Data excerpt >>
— START —

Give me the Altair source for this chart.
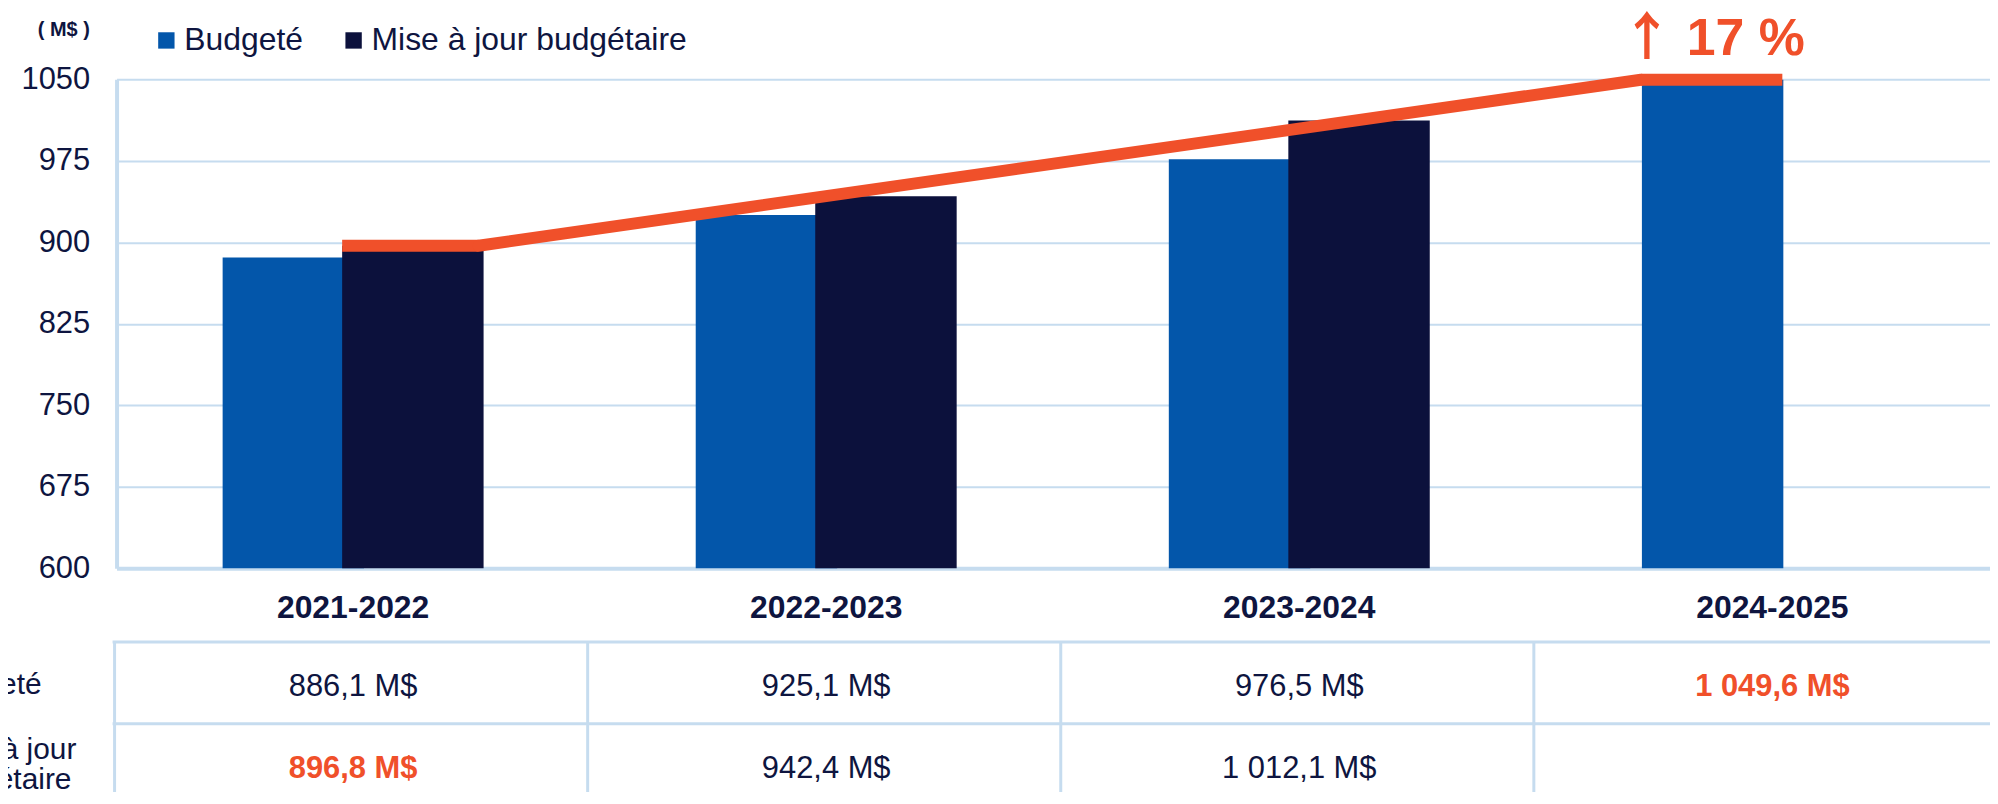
import altair as alt
import pandas as pd

# ---------------- data ----------------
categories = ["2021-2022", "2022-2023", "2023-2024", "2024-2025"]
budgete = [886.1, 925.1, 976.5, 1049.6]
mise_a_jour = [896.8, 942.4, 1012.1, None]
series_names = ["Budgeté", "Mise à jour budgétaire"]
row_labels = ["Budgeté", "Mise à jour", "budgétaire"]
y_ticks = [600, 675, 750, 825, 900, 975, 1050]
unit_label = "( M$ )"

# ---------------- style ----------------
NAVY = "#0E1540"
BLUE = "#0356AA"
DARK = "#0C113C"
ORANGE = "#F0502A"
GRID = "#C6DCEF"
FONT = "Liberation Sans"

W = 1900          # plot width (right part clipped by the page edge)
H = 491           # plot height
BAR_W = 142


def fr(v):
    return f"{v:,.1f}".replace(",", " ").replace(".", ",") + " M$"


change = round((budgete[-1] / mise_a_jour[0] - 1) * 100)
change_label = f"{change} %"

bud_df = pd.DataFrame({"cat": categories, "value": budgete, "series": series_names[0]})
maj_df = pd.DataFrame({"cat": categories, "value": mise_a_jour, "series": series_names[1]}).dropna()

rows = []
for i, c in enumerate(categories):
    rows.append({"cat": c, "row": 0, "txt": fr(budgete[i]), "hl": i == len(categories) - 1})
    if mise_a_jour[i] is not None:
        rows.append({"cat": c, "row": 1, "txt": fr(mise_a_jour[i]), "hl": i == 0})
table_df = pd.DataFrame(rows)
cat_df = pd.DataFrame({"cat": categories})

xscale = alt.Scale(domain=categories, paddingInner=0, paddingOuter=0)
yscale = alt.Scale(domain=[600, 1050], nice=False, zero=False)
cscale = alt.Scale(domain=series_names, range=[BLUE, DARK])

legend = alt.Legend(
    orient="none", legendX=34, legendY=-55, direction="horizontal", title=None,
    symbolType="square", symbolSize=270, symbolStrokeWidth=0, symbolOpacity=1,
    labelFont=FONT, labelFontSize=32, labelColor=NAVY, labelOffset=2,
    columnPadding=34, labelLimit=600,
)

X = alt.X("cat:N", scale=xscale, sort=categories,
          axis=alt.Axis(labels=False, ticks=False, title=None, grid=False,
                        domainColor=GRID, domainWidth=4))
Y = alt.Y("value:Q", scale=yscale,
          axis=alt.Axis(values=y_ticks, format="d", title=None, ticks=False, labelFont=FONT,
                        labelFontSize=31, labelColor=NAVY, labelPadding=27,
                        domainColor=GRID, domainWidth=4, gridColor=GRID, gridWidth=2,
                        labelOverlap=False))

bars_b = alt.Chart(bud_df).mark_bar(width=BAR_W, xOffset=-60).encode(
    x=X, y=Y, y2=alt.datum(600),
    color=alt.Color("series:N", scale=cscale, legend=legend),
)
bars_m = alt.Chart(maj_df).mark_bar(width=BAR_W, xOffset=60).encode(
    x=alt.X("cat:N", scale=xscale, sort=categories),
    y=alt.Y("value:Q", scale=yscale), y2=alt.datum(600),
    color=alt.Color("series:N", scale=cscale, legend=legend),
)

# trend line
seg1 = alt.Chart(pd.DataFrame({"cat": [categories[0]], "v": [mise_a_jour[0]]})).mark_rule(
    color=ORANGE, strokeWidth=12, strokeCap="butt", xOffset=-11, x2Offset=126
).encode(x=alt.X("cat:N", scale=xscale), x2="cat:N", y=alt.Y("v:Q", scale=yscale))
seg2 = alt.Chart(pd.DataFrame({"c1": [categories[0]], "c2": [categories[-1]],
                               "v1": [mise_a_jour[0]], "v2": [budgete[-1]]})).mark_rule(
    color=ORANGE, strokeWidth=12, strokeCap="round", xOffset=126, x2Offset=-132
).encode(x=alt.X("c1:N", scale=xscale), x2="c2:N",
         y=alt.Y("v1:Q", scale=yscale), y2="v2:Q")
seg3 = alt.Chart(pd.DataFrame({"cat": [categories[-1]], "v": [budgete[-1]]})).mark_rule(
    color=ORANGE, strokeWidth=12, strokeCap="butt", xOffset=-132, x2Offset=10
).encode(x=alt.X("cat:N", scale=xscale), x2="cat:N", y=alt.Y("v:Q", scale=yscale))

ann_df = pd.DataFrame({"cat": [categories[-1]], "v": [budgete[-1]]})
arrow = alt.Chart(ann_df).mark_text(
    text="↑", font="Noto Sans CJK JP", fontSize=52, fontWeight="bold", color=ORANGE,
    align="center", baseline="alphabetic", dx=-126, dy=-25
).encode(x=alt.X("cat:N", scale=xscale), y=alt.Y("v:Q", scale=yscale))
pct = alt.Chart(ann_df).mark_text(
    text=change_label, font=FONT, fontSize=52, fontWeight="bold", color=ORANGE,
    align="left", baseline="alphabetic", dx=-86, dy=-25
).encode(x=alt.X("cat:N", scale=xscale), y=alt.Y("v:Q", scale=yscale))

one = pd.DataFrame({"k": [0]})
unit = alt.Chart(one).mark_text(
    text=unit_label, font=FONT, fontSize=20, fontWeight="bold", color=NAVY,
    align="center", baseline="alphabetic"
).encode(x=alt.value(-53), y=alt.value(-43))

# category labels
cat_text = alt.Chart(cat_df).mark_text(
    font=FONT, fontSize=32, fontWeight="bold", color=NAVY, align="center", baseline="alphabetic"
).encode(x=alt.X("cat:N", scale=xscale), y=alt.value(541), text="cat:N")

# table grid
hline1 = alt.Chart(one).mark_rule(color=GRID, strokeWidth=3).encode(
    x=alt.value(-4), x2=alt.value(W), y=alt.value(565))
hline2 = alt.Chart(one).mark_rule(color=GRID, strokeWidth=3).encode(
    x=alt.value(-4), x2=alt.value(W), y=alt.value(647))
vlines = alt.Chart(cat_df).mark_rule(color=GRID, strokeWidth=3, xOffset=-2).encode(
    x=alt.X("cat:N", scale=xscale, bandPosition=0), y=alt.value(565), y2=alt.value(760))

row_y = [619, 702]
table_layers = []
for r in (0, 1):
    for hl in (False, True):
        sub = table_df[(table_df["row"] == r) & (table_df["hl"] == hl)]
        if len(sub) == 0:
            continue
        table_layers.append(
            alt.Chart(sub).mark_text(
                font=FONT, fontSize=31, fontWeight="bold" if hl else "normal",
                color=ORANGE if hl else NAVY, align="center", baseline="alphabetic"
            ).encode(x=alt.X("cat:N", scale=xscale), y=alt.value(row_y[r]), text="txt:N")
        )

label_layers = []
for txt, yy in zip(row_labels, [617, 682, 713]):
    label_layers.append(
        alt.Chart(one).mark_text(
            text=txt, font=FONT, fontSize=30, color=NAVY, align="left", baseline="alphabetic"
        ).encode(x=alt.value(-187), y=alt.value(yy))
    )

chart = alt.layer(
    bars_b, bars_m, seg1, seg2, seg3, arrow, pct, unit, cat_text,
    hline1, hline2, vlines, *table_layers, *label_layers
).properties(
    width=W, height=H,
    autosize=alt.AutoSizeParams(type="none"),
    padding={"left": 109, "top": 70, "right": -19, "bottom": 223},
    background="white",
).configure_view(stroke=None)

chart.save("out.html", embed_options={"renderer": "svg", "actions": False})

— END —

Work to do >> Every line should be retyped exactly, with the pictures omitted.

Correct response >>
Give me the Altair source for this chart.
import altair as alt
import pandas as pd

# ---------------- data ----------------
categories = ["2021-2022", "2022-2023", "2023-2024", "2024-2025"]
budgete = [886.1, 925.1, 976.5, 1049.6]
mise_a_jour = [896.8, 942.4, 1012.1, None]
series_names = ["Budgeté", "Mise à jour budgétaire"]
row_labels = ["Budgeté", "Mise à jour", "budgétaire"]
y_ticks = [600, 675, 750, 825, 900, 975, 1050]
unit_label = "( M$ )"

# ---------------- style ----------------
NAVY = "#0E1540"
BLUE = "#0356AA"
DARK = "#0C113C"
ORANGE = "#F0502A"
GRID = "#C6DCEF"
FONT = "Liberation Sans"

W = 1900          # plot width (right part clipped by the page edge)
H = 491           # plot height
BAR_W = 142


def fr(v):
    return f"{v:,.1f}".replace(",", " ").replace(".", ",") + " M$"


change = round((budgete[-1] / mise_a_jour[0] - 1) * 100)
change_label = f"{change} %"

bud_df = pd.DataFrame({"cat": categories, "value": budgete, "series": series_names[0]})
maj_df = pd.DataFrame({"cat": categories, "value": mise_a_jour, "series": series_names[1]}).dropna()

rows = []
for i, c in enumerate(categories):
    rows.append({"cat": c, "row": 0, "txt": fr(budgete[i]), "hl": i == len(categories) - 1})
    if mise_a_jour[i] is not None:
        rows.append({"cat": c, "row": 1, "txt": fr(mise_a_jour[i]), "hl": i == 0})
table_df = pd.DataFrame(rows)
cat_df = pd.DataFrame({"cat": categories})

xscale = alt.Scale(domain=categories, paddingInner=0, paddingOuter=0)
yscale = alt.Scale(domain=[600, 1050], nice=False, zero=False)
cscale = alt.Scale(domain=series_names, range=[BLUE, DARK])

legend = alt.Legend(
    orient="none", legendX=34, legendY=-55, direction="horizontal", title=None,
    symbolType="square", symbolSize=270, symbolStrokeWidth=0, symbolOpacity=1,
    labelFont=FONT, labelFontSize=32, labelColor=NAVY, labelOffset=2,
    columnPadding=34, labelLimit=600,
)

X = alt.X("cat:N", scale=xscale, sort=categories,
          axis=alt.Axis(labels=False, ticks=False, title=None, grid=False,
                        domainColor=GRID, domainWidth=4))
Y = alt.Y("value:Q", scale=yscale,
          axis=alt.Axis(values=y_ticks, format="d", title=None, ticks=False, labelFont=FONT,
                        labelFontSize=31, labelColor=NAVY, labelPadding=27,
                        domainColor=GRID, domainWidth=4, gridColor=GRID, gridWidth=2,
                        labelOverlap=False))

bars_b = alt.Chart(bud_df).mark_bar(width=BAR_W, xOffset=-60).encode(
    x=X, y=Y, y2=alt.datum(600),
    color=alt.Color("series:N", scale=cscale, legend=legend),
)
bars_m = alt.Chart(maj_df).mark_bar(width=BAR_W, xOffset=60).encode(
    x=alt.X("cat:N", scale=xscale, sort=categories),
    y=alt.Y("value:Q", scale=yscale), y2=alt.datum(600),
    color=alt.Color("series:N", scale=cscale, legend=legend),
)

# trend line
seg1 = alt.Chart(pd.DataFrame({"cat": [categories[0]], "v": [mise_a_jour[0]]})).mark_rule(
    color=ORANGE, strokeWidth=12, strokeCap="butt", xOffset=-11, x2Offset=126
).encode(x=alt.X("cat:N", scale=xscale), x2="cat:N", y=alt.Y("v:Q", scale=yscale))
seg2 = alt.Chart(pd.DataFrame({"c1": [categories[0]], "c2": [categories[-1]],
                               "v1": [mise_a_jour[0]], "v2": [budgete[-1]]})).mark_rule(
    color=ORANGE, strokeWidth=12, strokeCap="round", xOffset=126, x2Offset=-132
).encode(x=alt.X("c1:N", scale=xscale), x2="c2:N",
         y=alt.Y("v1:Q", scale=yscale), y2="v2:Q")
seg3 = alt.Chart(pd.DataFrame({"cat": [categories[-1]], "v": [budgete[-1]]})).mark_rule(
    color=ORANGE, strokeWidth=12, strokeCap="butt", xOffset=-132, x2Offset=10
).encode(x=alt.X("cat:N", scale=xscale), x2="cat:N", y=alt.Y("v:Q", scale=yscale))

ann_df = pd.DataFrame({"cat": [categories[-1]], "v": [budgete[-1]]})
arrow = alt.Chart(ann_df).mark_text(
    text="↑", font="Noto Sans CJK JP", fontSize=52, fontWeight="bold", color=ORANGE,
    align="center", baseline="alphabetic", dx=-126, dy=-25
).encode(x=alt.X("cat:N", scale=xscale), y=alt.Y("v:Q", scale=yscale))
pct = alt.Chart(ann_df).mark_text(
    text=change_label, font=FONT, fontSize=52, fontWeight="bold", color=ORANGE,
    align="left", baseline="alphabetic", dx=-86, dy=-25
).encode(x=alt.X("cat:N", scale=xscale), y=alt.Y("v:Q", scale=yscale))

one = pd.DataFrame({"k": [0]})
unit = alt.Chart(one).mark_text(
    text=unit_label, font=FONT, fontSize=20, fontWeight="bold", color=NAVY,
    align="center", baseline="alphabetic"
).encode(x=alt.value(-53), y=alt.value(-43))

# category labels
cat_text = alt.Chart(cat_df).mark_text(
    font=FONT, fontSize=32, fontWeight="bold", color=NAVY, align="center", baseline="alphabetic"
).encode(x=alt.X("cat:N", scale=xscale), y=alt.value(541), text="cat:N")

# table grid
hline1 = alt.Chart(one).mark_rule(color=GRID, strokeWidth=3).encode(
    x=alt.value(-4), x2=alt.value(W), y=alt.value(565))
hline2 = alt.Chart(one).mark_rule(color=GRID, strokeWidth=3).encode(
    x=alt.value(-4), x2=alt.value(W), y=alt.value(647))
vlines = alt.Chart(cat_df).mark_rule(color=GRID, strokeWidth=3, xOffset=-2).encode(
    x=alt.X("cat:N", scale=xscale, bandPosition=0), y=alt.value(565), y2=alt.value(760))

row_y = [619, 702]
table_layers = []
for r in (0, 1):
    for hl in (False, True):
        sub = table_df[(table_df["row"] == r) & (table_df["hl"] == hl)]
        if len(sub) == 0:
            continue
        table_layers.append(
            alt.Chart(sub).mark_text(
                font=FONT, fontSize=31, fontWeight="bold" if hl else "normal",
                color=ORANGE if hl else NAVY, align="center", baseline="alphabetic"
            ).encode(x=alt.X("cat:N", scale=xscale), y=alt.value(row_y[r]), text="txt:N")
        )

label_layers = []
for txt, yy in zip(row_labels, [617, 682, 713]):
    label_layers.append(
        alt.Chart(one).mark_text(
            text=txt, font=FONT, fontSize=30, color=NAVY, align="left", baseline="alphabetic"
        ).encode(x=alt.value(-187), y=alt.value(yy))
    )

chart = alt.layer(
    bars_b, bars_m, seg1, seg2, seg3, arrow, pct, unit, cat_text,
    hline1, hline2, vlines, *table_layers, *label_layers
).properties(
    width=W, height=H,
    autosize=alt.AutoSizeParams(type="none"),
    padding={"left": 109, "top": 70, "right": -19, "bottom": 223},
    background="white",
).configure_view(stroke=None)

chart.save("out.html", embed_options={"renderer": "svg", "actions": False})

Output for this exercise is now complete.